## START Information provided

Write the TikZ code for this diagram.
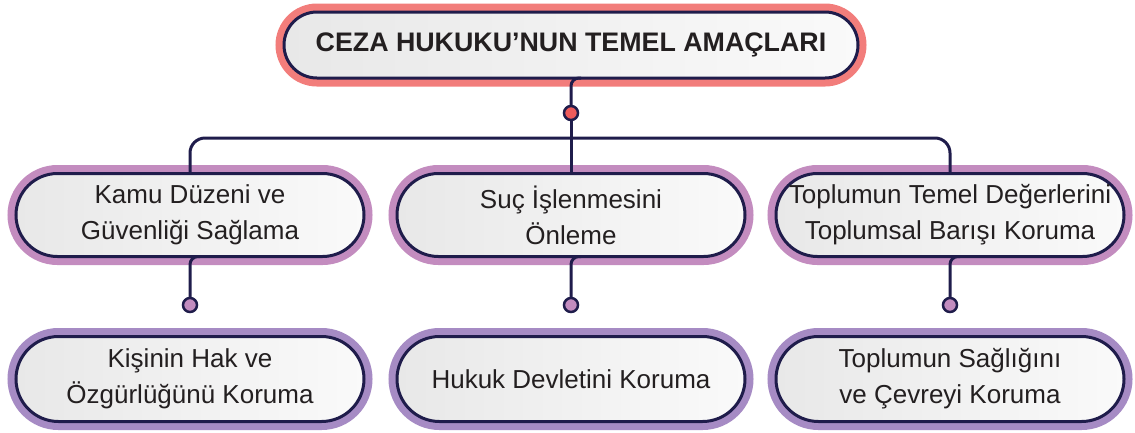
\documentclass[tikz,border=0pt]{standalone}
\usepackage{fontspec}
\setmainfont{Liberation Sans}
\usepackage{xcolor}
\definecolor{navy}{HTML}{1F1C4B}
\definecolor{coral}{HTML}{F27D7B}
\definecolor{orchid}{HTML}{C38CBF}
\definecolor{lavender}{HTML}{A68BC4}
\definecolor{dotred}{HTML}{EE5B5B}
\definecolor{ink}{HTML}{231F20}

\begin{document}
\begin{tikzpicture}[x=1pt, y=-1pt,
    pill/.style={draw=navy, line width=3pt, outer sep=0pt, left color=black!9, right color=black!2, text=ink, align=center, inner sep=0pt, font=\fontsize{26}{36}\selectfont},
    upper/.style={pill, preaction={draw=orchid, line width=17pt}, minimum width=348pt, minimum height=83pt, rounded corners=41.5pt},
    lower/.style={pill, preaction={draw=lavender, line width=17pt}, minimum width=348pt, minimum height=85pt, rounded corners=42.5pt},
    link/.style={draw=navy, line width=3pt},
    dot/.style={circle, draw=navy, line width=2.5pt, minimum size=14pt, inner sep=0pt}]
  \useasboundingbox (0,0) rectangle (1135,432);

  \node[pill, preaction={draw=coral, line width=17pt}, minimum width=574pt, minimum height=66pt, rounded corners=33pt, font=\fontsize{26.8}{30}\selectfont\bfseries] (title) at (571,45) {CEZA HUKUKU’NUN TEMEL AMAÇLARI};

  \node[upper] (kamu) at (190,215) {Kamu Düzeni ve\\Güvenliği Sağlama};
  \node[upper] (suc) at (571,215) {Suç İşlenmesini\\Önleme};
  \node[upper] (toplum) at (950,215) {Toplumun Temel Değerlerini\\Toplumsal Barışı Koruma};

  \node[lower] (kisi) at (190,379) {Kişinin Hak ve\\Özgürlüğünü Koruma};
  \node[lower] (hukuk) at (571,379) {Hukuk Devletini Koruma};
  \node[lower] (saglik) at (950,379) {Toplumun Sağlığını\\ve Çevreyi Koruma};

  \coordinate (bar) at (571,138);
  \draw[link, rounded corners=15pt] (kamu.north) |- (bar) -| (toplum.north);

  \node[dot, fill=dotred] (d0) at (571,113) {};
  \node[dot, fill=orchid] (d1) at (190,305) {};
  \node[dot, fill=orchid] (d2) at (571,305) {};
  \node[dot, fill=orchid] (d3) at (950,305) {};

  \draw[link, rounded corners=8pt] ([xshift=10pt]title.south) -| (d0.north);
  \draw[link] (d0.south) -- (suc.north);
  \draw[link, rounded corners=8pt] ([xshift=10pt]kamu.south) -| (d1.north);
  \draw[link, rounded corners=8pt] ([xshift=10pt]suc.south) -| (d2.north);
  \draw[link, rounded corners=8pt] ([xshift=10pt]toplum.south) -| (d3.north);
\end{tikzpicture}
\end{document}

## END Information provided

*Written instruction:* Leave out the pictures and output the rest of the material exactly as written.

*Worked answer:*
Write the TikZ code for this diagram.
\documentclass[tikz,border=0pt]{standalone}
\usepackage{fontspec}
\setmainfont{Liberation Sans}
\usepackage{xcolor}
\definecolor{navy}{HTML}{1F1C4B}
\definecolor{coral}{HTML}{F27D7B}
\definecolor{orchid}{HTML}{C38CBF}
\definecolor{lavender}{HTML}{A68BC4}
\definecolor{dotred}{HTML}{EE5B5B}
\definecolor{ink}{HTML}{231F20}

\begin{document}
\begin{tikzpicture}[x=1pt, y=-1pt,
    pill/.style={draw=navy, line width=3pt, outer sep=0pt, left color=black!9, right color=black!2, text=ink, align=center, inner sep=0pt, font=\fontsize{26}{36}\selectfont},
    upper/.style={pill, preaction={draw=orchid, line width=17pt}, minimum width=348pt, minimum height=83pt, rounded corners=41.5pt},
    lower/.style={pill, preaction={draw=lavender, line width=17pt}, minimum width=348pt, minimum height=85pt, rounded corners=42.5pt},
    link/.style={draw=navy, line width=3pt},
    dot/.style={circle, draw=navy, line width=2.5pt, minimum size=14pt, inner sep=0pt}]
  \useasboundingbox (0,0) rectangle (1135,432);

  \node[pill, preaction={draw=coral, line width=17pt}, minimum width=574pt, minimum height=66pt, rounded corners=33pt, font=\fontsize{26.8}{30}\selectfont\bfseries] (title) at (571,45) {CEZA HUKUKU’NUN TEMEL AMAÇLARI};

  \node[upper] (kamu) at (190,215) {Kamu Düzeni ve\\Güvenliği Sağlama};
  \node[upper] (suc) at (571,215) {Suç İşlenmesini\\Önleme};
  \node[upper] (toplum) at (950,215) {Toplumun Temel Değerlerini\\Toplumsal Barışı Koruma};

  \node[lower] (kisi) at (190,379) {Kişinin Hak ve\\Özgürlüğünü Koruma};
  \node[lower] (hukuk) at (571,379) {Hukuk Devletini Koruma};
  \node[lower] (saglik) at (950,379) {Toplumun Sağlığını\\ve Çevreyi Koruma};

  \coordinate (bar) at (571,138);
  \draw[link, rounded corners=15pt] (kamu.north) |- (bar) -| (toplum.north);

  \node[dot, fill=dotred] (d0) at (571,113) {};
  \node[dot, fill=orchid] (d1) at (190,305) {};
  \node[dot, fill=orchid] (d2) at (571,305) {};
  \node[dot, fill=orchid] (d3) at (950,305) {};

  \draw[link, rounded corners=8pt] ([xshift=10pt]title.south) -| (d0.north);
  \draw[link] (d0.south) -- (suc.north);
  \draw[link, rounded corners=8pt] ([xshift=10pt]kamu.south) -| (d1.north);
  \draw[link, rounded corners=8pt] ([xshift=10pt]suc.south) -| (d2.north);
  \draw[link, rounded corners=8pt] ([xshift=10pt]toplum.south) -| (d3.north);
\end{tikzpicture}
\end{document}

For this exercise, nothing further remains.